The film had a very interesting structure. It kept flipping back in time. In early scenes Grace and Carlo were blissfully in love and happy and Joel and Sharyl were ready to kill each other. In later scenes the second couple has reconciled and Grace and her husband are miserable.
“One of the things I really liked about the adaptation of the play was that it wasn’t chronological,” Stiles says. “We were able to rehearse the two time periods separately. We shot in that order too, so that made it easier.”
So was it easy to pretend Stiles was coming to hate Diggs?
“He’s delightful,” Stiles says enthusiastically. “I felt really bad having to yell at him in the later scenes. But that’s drama, right?”
Yes, indeed it is drama. Couples – no matter how perfect for each other – are going to hit serious rough spots. Still, seeing two sometimes-perfect couples disintegrating on screen makes it hard to believe that it is possible for a pair to stay blissfully happy together.
“Anything is possible,” Stiles acknowledges, “but sometimes the difficulties in a relationship make it stronger, and allow the love the get deeper.”
One interesting thing about the movie is that it was not even acknowledged that Grace and Carlo were an interracial couple. It makes one wonder if the world has moved to a point that this kind of thing can be just taken as natural.

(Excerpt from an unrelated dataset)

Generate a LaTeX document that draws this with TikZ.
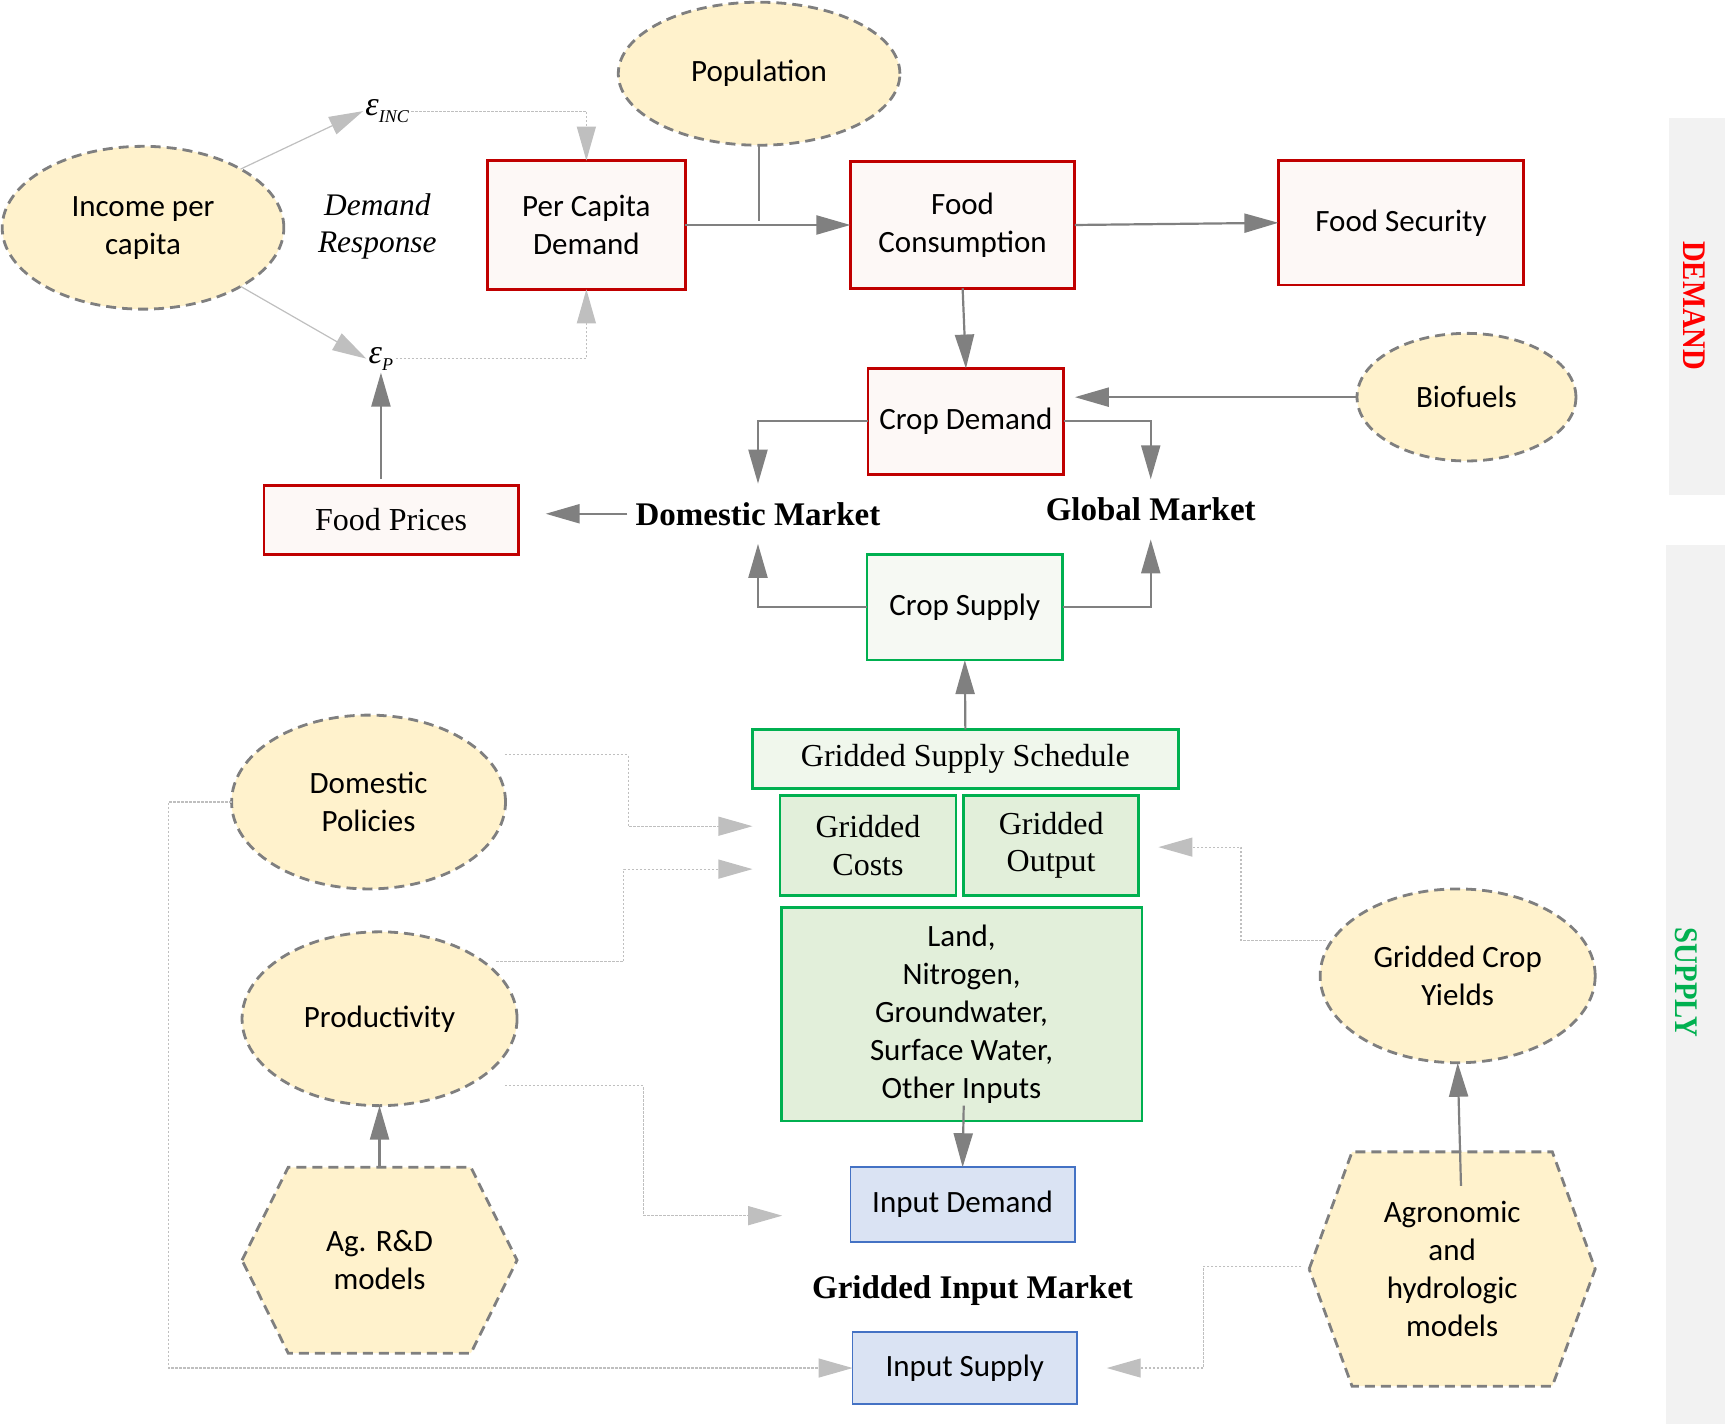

“I bet there are subtle difficulties, but it certainly isn’t stigmatized anymore,” Stiles agrees. “Then again, I live in New York.”
Still, if she and her husband character were going through a bad stretch, that is nothing compared to the alienation she feels from her old college friends. From the very beginning of the film, Grace appears to have nothing but disdain for Joel and Sharyl. Perhaps there are certain people in life that just push your buttons.
“Yes, but you have to ask yourself why,” Stiles says. “Usually when someone angers you or can provoke you easily, you have to look more deeply at why they have that power. I don’t think Grace disliked the other couple, I think she was envious.”